HEM KATİL HEM PİŞKİN! Ayşe Tokyaz cinayetinde ilk duruşma: Cemil Koç ile Esra Tokyaz arasında gerginlik
Küçükçekmece'de eski polis memuru Cemil Koç (38) tarafından öldürülen ve cesedi bavul içinde yol kenarına bırakılan üniversite öğrencisi Ayşe Tokyaz (22) cinayetine ilişkin davanın ilk duruşması başladı. Duruşmada, Cemil Koç ile Ayşe Tokyaz'ın kız kardeşi Esra Tokyaz arasında gerginlik yaşandı.

Kaynak: DHA
Küçükçekmece 2. Ağır Ceza Mahkemesi’nde görülen duruşmaya, Cemil Koç'un da aralarında bulunduğu 9 tutuklu sanıkla, müştekiler Esra ve anne Halime Tokyaz ile çok sayıda basın mensubu, sivil toplum kuruluşu üyesiyle katıldı.

Duruşma, sanık yoklamalarının alınmasıyla başladı. Duruşma başladığı sırada Cemil Koç ile Esra Tokyaz arasında tartışma yaşandı. Salonda Cemil Koç'un, Esra Tokyaz'a bakması üzerine, Tokyaz duruma tepki gösterdi.

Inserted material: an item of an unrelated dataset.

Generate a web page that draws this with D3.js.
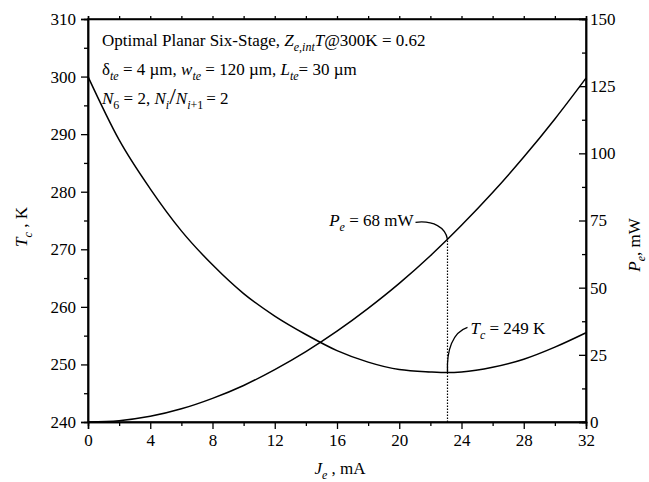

Koç'un, "İstediğim yere bakarım" sözleri üzerine, Tokyaz masada bulunan Ayşe Tokyaz’ın fotoğrafının bulunduğu çerçeveyi ve suyu sanıklara attı.

Bunun üzerine Mahkeme Başkanı sanıkların sadece kürsüye dönük olması konusunda uyarıda bulundu.
'CESEDİN BAVULDA TAŞINMASIYLA İLGİLİ BİLGİM YOK'
Duruşmada ilk olarak tutuklu sanıklardan Cemal Arslan savunma yaptı. Arslan savunmasında, "Cesedin bavula konup taşınmasıyla ilgili bir bilgim yok. Esra benim için Ayşe ile Cemil imam nikahı yaptığında şahit olduğumu söylemiş ama bu doğru değil. Cemil bana Ayşe'yi karısı olarak tanıtmıştı. Cemil'in evini Ayşe ile birlikte biz dizdik. Ayşe Tokyaz ve Cemil Koç, beraber İstanbul'da benim yanıma geldiler. Ben Cemil'in ailesini yakından tanırım. Çoğu işinde de yardımcı olurum. Arabası bozulduğunda ben tamir etmiştim. Biz en son 8 Temmuz'da görüştük, yüzlerinde hiçbir darp izi yoktu. O gün de bir araba tamir işi vardı. Biz hep beraber arabanın tamirine oradan da, Cemil'in evine gittik. Cemil benden bir telefon bulmamı istedi. Ben gidip bir telefon buldum ve Cemil'e götürdüm. Cemil benden Esra'yı yanından alıp, yurda bırakmamı istedi. Ben de Esra'yı alıp, yurda bırakıcaktım, yolda Cemil beni aradı, 'Esra'yı geri getir, ben Ayşe'yi yurda bırakırım' dedi. Esra'da bana, 'yurda gidelim, eşyalarımı alayım' dedi. Biz yurda gittik ve eşyaları aldık. Kapının önünde Ayşe'nin ayakkabılar vardı. Esra, 'kardeşim nerede?' deyince, Cemil 'burada yok' dedi. Esra benden, onu Cemil'in evine götürmemi istedi. Biz de eve giderken, Cemil tekrar aradı, bu sefer bize, 'Benim Kocaeli'nde işim çıktı, ben Esra'nın eşyalarını yurdun önünden alırım' dedi. Esra eve gidip Ayşe'yi almak istedi. Eve gittik Cemil evdeydi, kapının önünde Ayşe'nin ayakkabılar vardı. Esra, 'kardeşim nerede?' deyince, Cemil 'burada yok' dedi. Esra, geri yurda dönmek istedi. Esra ile yolda giderken bana, Cemil ile Ayşe'nin beraber olmasını istemediğini söyledi. Biz yurda vardık, görevliye sorduk, bize Ayşe'nin yurda gelmediğini söylediler. Biz Cemil'in evine geri gittik, evde temizlikçiler vardı, Cemil evde yoktu. Ayşe'ye de ulaşamadık. Bunun üzerine Esra, polise giderek şikayetçi oldu. Bir gün sonra polisler beni aradı ve karakola gittim. Ben bu cinayeti polislerden öğrendim, benim bu olayla ilgim yoktur. Ben, Esra ve Ayşe'ye abilik yaptım başka amacım yoktu" dedi.